WHAT THE TASK REQUIRES: Only the lines from the start of the data below through the line that contains "import plotly.graph_objects as go" are to be copied, exactly and without pictures.

* Begin *

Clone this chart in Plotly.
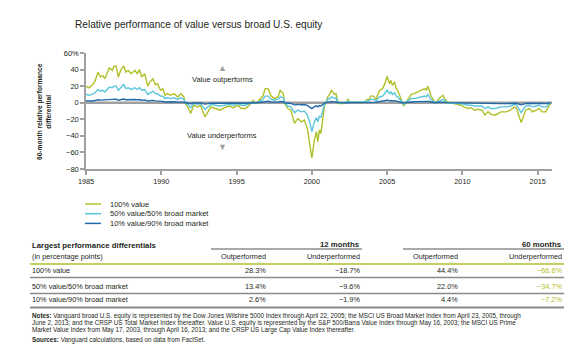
import plotly.graph_objects as go

# ---------------- data ----------------
years = [
    1985.0, 1985.2, 1985.4, 1985.6, 1985.8, 1985.95, 1986.1, 1986.25, 1986.55, 1986.75,
    1986.85, 1987.0, 1987.15, 1987.3, 1987.5, 1987.65, 1987.8, 1988.0, 1988.25, 1988.4,
    1988.55, 1988.7, 1988.9, 1989.1, 1989.25, 1989.45, 1989.6, 1989.75, 1989.95, 1990.1,
    1990.25, 1990.4, 1990.6, 1990.85, 1991.1, 1991.3, 1991.5, 1991.6, 1991.8, 1991.95,
    1992.15, 1992.4, 1992.6, 1992.9, 1993.1, 1993.3, 1993.6, 1993.9, 1994.2, 1994.5,
    1994.8, 1995.1, 1995.3, 1995.6, 1995.85, 1996.1, 1996.3, 1996.5, 1996.75, 1996.9,
    1997.1, 1997.3, 1997.5, 1997.75, 1997.9, 1998.1, 1998.2, 1998.4, 1998.6, 1998.85,
    1999.07, 1999.3, 1999.5, 1999.7, 1999.85, 2000.0, 2000.15, 2000.3, 2000.4, 2000.5,
    2000.6, 2000.75, 2000.85, 2000.95, 2001.06, 2001.2, 2001.3, 2001.5, 2001.6, 2001.7,
    2001.83, 2002.05, 2002.27, 2002.4, 2002.5, 2002.8, 2003.15, 2003.5, 2003.7, 2003.8,
    2003.9, 2004.1, 2004.25, 2004.5, 2004.7, 2004.85, 2005.0, 2005.15, 2005.25, 2005.35,
    2005.5, 2005.6, 2005.7, 2005.9, 2006.0, 2006.1, 2006.2, 2006.4, 2006.6, 2006.8,
    2007.0, 2007.25, 2007.5, 2007.6, 2007.7, 2007.8, 2007.9, 2008.1, 2008.25, 2008.45,
    2008.7, 2008.85, 2009.0, 2009.25, 2009.5, 2009.7, 2009.9, 2010.1, 2010.4, 2010.6,
    2010.8, 2011.0, 2011.3, 2011.5, 2011.7, 2011.9, 2012.2, 2012.55, 2012.9, 2013.2,
    2013.45, 2013.6, 2013.8, 2013.9, 2014.05, 2014.2, 2014.45, 2014.65, 2014.9, 2015.1,
    2015.3, 2015.55, 2015.7, 2015.85,
]

value_100 = [
    20, 18, 21, 26, 37, 31, 33, 29, 42, 39,
    44, 44, 31, 39, 44.4, 37, 39, 35, 39, 35,
    40, 31, 35, 20, 25, 29, 22, 23, 15, 17,
    9, 11, 9, 11, 7, 11, 7, -1, -7, -13,
    -3, -5, -3, -17, -11, -5, -7, -9, -6, -4,
    -6, -3, -7, -7, -3, 3, -1, 3, 8, 17,
    17, 8, 5, 7, 15, 11, -1, -7, -9, -25,
    -19, -23, -21, -31, -47, -66.6, -47, -35, -47, -33,
    -37, -15, -3, 1, 7, 11, 15, 10, 11, 3,
    -1, -1, 0, 4, 1, 1, 1, 1, 4, 3,
    8, 8, 4, 15, 17, 23, 32, 23, 27, 21,
    25, 17, 15, 5, -1, -4, -1, 5, 10, 11,
    13, 15, 17, 15, 20, 15, 9, 2, 0, 5,
    9, 4, 1, 0, -1, -2, -3, -5, -7, -6,
    -9, -8, -9, -15, -11, -14, -15, -11, -11, -9,
    -5, -7, -19, -24, -17, -9, -7, -11, -9, -7,
    -11, -11, -5, -1,
]

value_50 = [
    10, 9, 10, 12, 16, 14, 15, 13, 19, 18,
    20, 20, 15, 18, 22, 17, 18, 16, 18, 16,
    18, 15, 16, 10, 12, 14, 11, 11, 8, 8,
    5, 6, 5, 6, 4, 6, 4, 0, -3, -6,
    -1, -2, -1, -8, -5, -2, -3, -4, -3, -2,
    -3, -1, -3, -3, -1, 1, 0, 1, 4, 8,
    8, 4, 3, 4, 7, 6, 0, -4, -5, -12,
    -9, -11, -10, -15, -23, -34.7, -24, -18, -23, -16,
    -18, -7, -1, 1, 4, 5, 7, 5, 6, 2,
    0, 0, 0, 2, 1, 1, 1, 1, 2, 2,
    4, 4, 2, 7, 8, 11, 15, 11, 13, 10,
    12, 8, 7, 3, 0, -2, 0, 3, 5, 5,
    6, 7, 8, 7, 10, 7, 4, 1, 0, 2,
    4, 2, 0, 0, -1, -1, -1, -2, -3, -3,
    -4, -4, -4, -7, -5, -7, -7, -5, -5, -4,
    -2, -3, -9, -12, -8, -4, -3, -5, -4, -3,
    -5, -5, -2, 0,
]

value_10 = [
    2.0, 1.8, 2.1, 2.6, 3.6, 3.1, 3.3, 2.9, 4.1, 3.8,
    4.3, 4.3, 3.1, 3.8, 4.4, 3.6, 3.8, 3.4, 3.8, 3.4,
    3.9, 3.0, 3.4, 2.0, 2.4, 2.8, 2.2, 2.2, 1.5, 1.6,
    0.9, 1.1, 0.9, 1.1, 0.7, 1.1, 0.7, -0.1, -0.7, -1.3,
    -0.3, -0.5, -0.3, -1.7, -1.1, -0.5, -0.7, -0.9, -0.6, -0.4,
    -0.6, -0.3, -0.7, -0.7, -0.3, 0.3, -0.1, 0.3, 0.8, 1.7,
    1.7, 0.8, 0.5, 0.7, 1.5, 1.1, -0.1, -0.7, -0.9, -2.6,
    -2.0, -2.4, -2.2, -3.3, -5.0, -7.2, -5.1, -3.8, -5.0, -3.5,
    -3.9, -1.6, -0.3, 0.1, 0.7, 1.1, 1.5, 1.0, 1.1, 0.3,
    -0.1, -0.1, 0.0, 0.4, 0.1, 0.1, 0.1, 0.1, 0.4, 0.3,
    0.8, 0.8, 0.4, 1.5, 1.7, 2.3, 3.2, 2.3, 2.7, 2.1,
    2.5, 1.7, 1.5, 0.5, -0.1, -0.4, -0.1, 0.5, 1.0, 1.1,
    1.3, 1.5, 1.7, 1.5, 2.0, 1.5, 0.9, 0.2, 0.0, 0.5,
    0.9, 0.4, 0.1, 0.0, -0.1, -0.2, -0.3, -0.5, -0.7, -0.6,
    -0.9, -0.8, -0.9, -1.5, -1.1, -1.4, -1.5, -1.1, -1.1, -0.9,
    -0.5, -0.7, -1.9, -2.5, -1.7, -0.9, -0.7, -1.1, -0.9, -0.7,
    -1.1, -1.1, -0.5, -0.1,
]

series_names = ["100% value", "50% value/50% broad market", "10% value/90% broad market"]
x_ticks = [1985, 1990, 1995, 2000, 2005, 2010, 2015]
y_ticks = [60, 40, 20, 0, -20, -40, -60, -80]
y_tick_labels = ["60%", "40", "20", "0", "\u221220", "\u221240", "\u221260", "\u221280"]

table_rows = ["100% value", "50% value/50% broad market", "10% value/90% broad market"]
out_12 = ["28.3%", "13.4%", "2.6%"]
under_12 = ["\u221218.7%", "\u22129.6%", "\u22121.9%"]
out_60 = ["44.4%", "22.0%", "4.4%"]
under_60 = ["\u221266.6%", "\u221234.7%", "\u22127.2%"]

notes_lines = [
    "<b>Notes:</b> Vanguard broad U.S. equity is represented by the Dow Jones Wilshire 5000 Index through April 22, 2005; the MSCI US Broad Market Index from April 23, 2005, through",
    "June 2, 2013; and the CRSP US Total Market Index thereafter. Value U.S. equity is represented by the S&P 500/Barra Value Index through May 16, 2003; the MSCI US Prime",
    "Market Value Index from May 17, 2003, through April 16, 2013; and the CRSP US Large Cap Value Index thereafter.",
]
sources_line = "<b>Sources:</b> Vanguard calculations, based on data from FactSet."

# ---------------- style ----------------
GREEN = "#b2bf2a"
CYAN = "#5cc6dc"
BLUE = "#1f69a8"
GRAY = "#a0a0a0"
TXT = "#231f20"
FONT = "Liberation Sans, Arial, sans-serif"

W, H = 573, 356
L, R, T, B = 78, 544, 45, 161


def px(x):
    return (x - L) / (R - L)


def py(y):
    return (B - y) / (B - T)


fig = go.Figure()

for vals, col, name in [(value_100, GREEN, series_names[0]),
                        (value_50, CYAN, series_names[1]),
                        (value_10, BLUE, series_names[2])]:
    fig.add_trace(go.Scatter(x=years, y=vals, mode="lines", name=name,
                             line=dict(color=col, width=1.4), showlegend=False,
                             hoverinfo="skip"))

shapes = []
ann = []


def note(x, y, text, size=7.3, color=TXT, family=FONT, xanchor="left", **kw):
    d = dict(x=px(x), y=py(y), xref="paper", yref="paper", text=text, showarrow=False,
             xanchor=xanchor, yanchor="middle",
             font=dict(family=family, size=size, color=color))
    d.update(kw)
    ann.append(d)


def hline(x0, x1, y, color, width):
    shapes.append(dict(type="line", xref="paper", yref="paper", x0=px(x0), x1=px(x1),
                       y0=py(y), y1=py(y), line=dict(color=color, width=width)))


# zero line
shapes.append(dict(type="line", xref="paper", yref="y", x0=0, x1=1, y0=0, y1=0,
                   line=dict(color=GRAY, width=2.5), layer="below"))

# title
note(65, 17, "Relative performance of value versus broad U.S. equity", size=10.1)
# y-axis title
note(36, 104, "<b>60-month relative performance<br>differential</b>", size=6.6,
     xanchor="center", textangle=-90)

# outperform / underperform
note(214, 71, "Value outperforms", size=7.5, xanchor="center")
note(214, 127, "Value underperforms", size=7.5, xanchor="center")
note(214, 60, "\u25b2", size=9, color=GRAY, xanchor="center")
note(214, 138.5, "\u25bc", size=9, color=GRAY, xanchor="center")

# manual legend
for i, (name, col) in enumerate(zip(series_names, [GREEN, CYAN, BLUE])):
    yy = 196 + i * 9.7
    hline(77, 93, yy, col, 1.5)
    note(100, yy, name, size=7.5)

# table
note(22, 237, "<b>Largest performance differentials</b>", size=7.8)
note(22, 248.5, "(in percentage points)", size=7.3)
col_right = [260, 354, 452, 556]
for xr, t in zip(col_right, ["Outperformed", "Underperformed", "Outperformed", "Underperformed"]):
    note(xr, 248.5, t, size=7.3, xanchor="right")
for xr, t in [(354, "<b>12 months</b>"), (556, "<b>60 months</b>")]:
    note(xr, 236, t, size=7.8, xanchor="right")
hline(203, 354, 241, "#555", 1)
hline(395, 556, 241, "#555", 1)
hline(22, 556, 256, GREEN, 1.5)

row_y = [262.7, 278.3, 291.9]
sep_y = [269.5, 285.5]
for i, r in enumerate(table_rows):
    yy = row_y[i]
    note(22, yy, r)
    for xr, v, c in [(260, out_12[i], TXT), (354, under_12[i], TXT),
                     (452, out_60[i], TXT), (556, under_60[i], GREEN)]:
        note(xr, yy, v, color=c, xanchor="right")
for sy in sep_y:
    hline(22, 556, sy, "#8a8a8a", 1.3)
hline(22, 556, 299.5, "#8a8a8a", 2)

# notes
for i, line in enumerate(notes_lines):
    note(22, 308 + i * 6.8, line, size=6.3)
note(22, 331.5, sources_line, size=6.3)

fig.update_layout(
    width=W, height=H,
    margin=dict(l=L, r=W - R, t=T, b=H - B, pad=0),
    paper_bgcolor="white", plot_bgcolor="white",
    shapes=shapes, annotations=ann,
    xaxis=dict(range=[1985, 2015.95], tickvals=x_ticks, ticks="outside", ticklen=4,
               tickcolor=GRAY, tickwidth=1.5, showline=True, linecolor=GRAY, linewidth=1.5,
               showgrid=False, zeroline=False,
               tickfont=dict(family=FONT, size=7.3, color=TXT)),
    yaxis=dict(range=[-80, 60], tickvals=y_ticks, ticktext=y_tick_labels, ticks="outside",
               ticklen=4, tickcolor=GRAY, tickwidth=1.5, showline=True, linecolor=GRAY,
               linewidth=1.5, showgrid=False, zeroline=False,
               tickfont=dict(family=FONT, size=7.5, color=TXT)),
)

fig.write_html("out.html")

* End *

FULL OUTPUT:
Clone this chart in Plotly.
import plotly.graph_objects as go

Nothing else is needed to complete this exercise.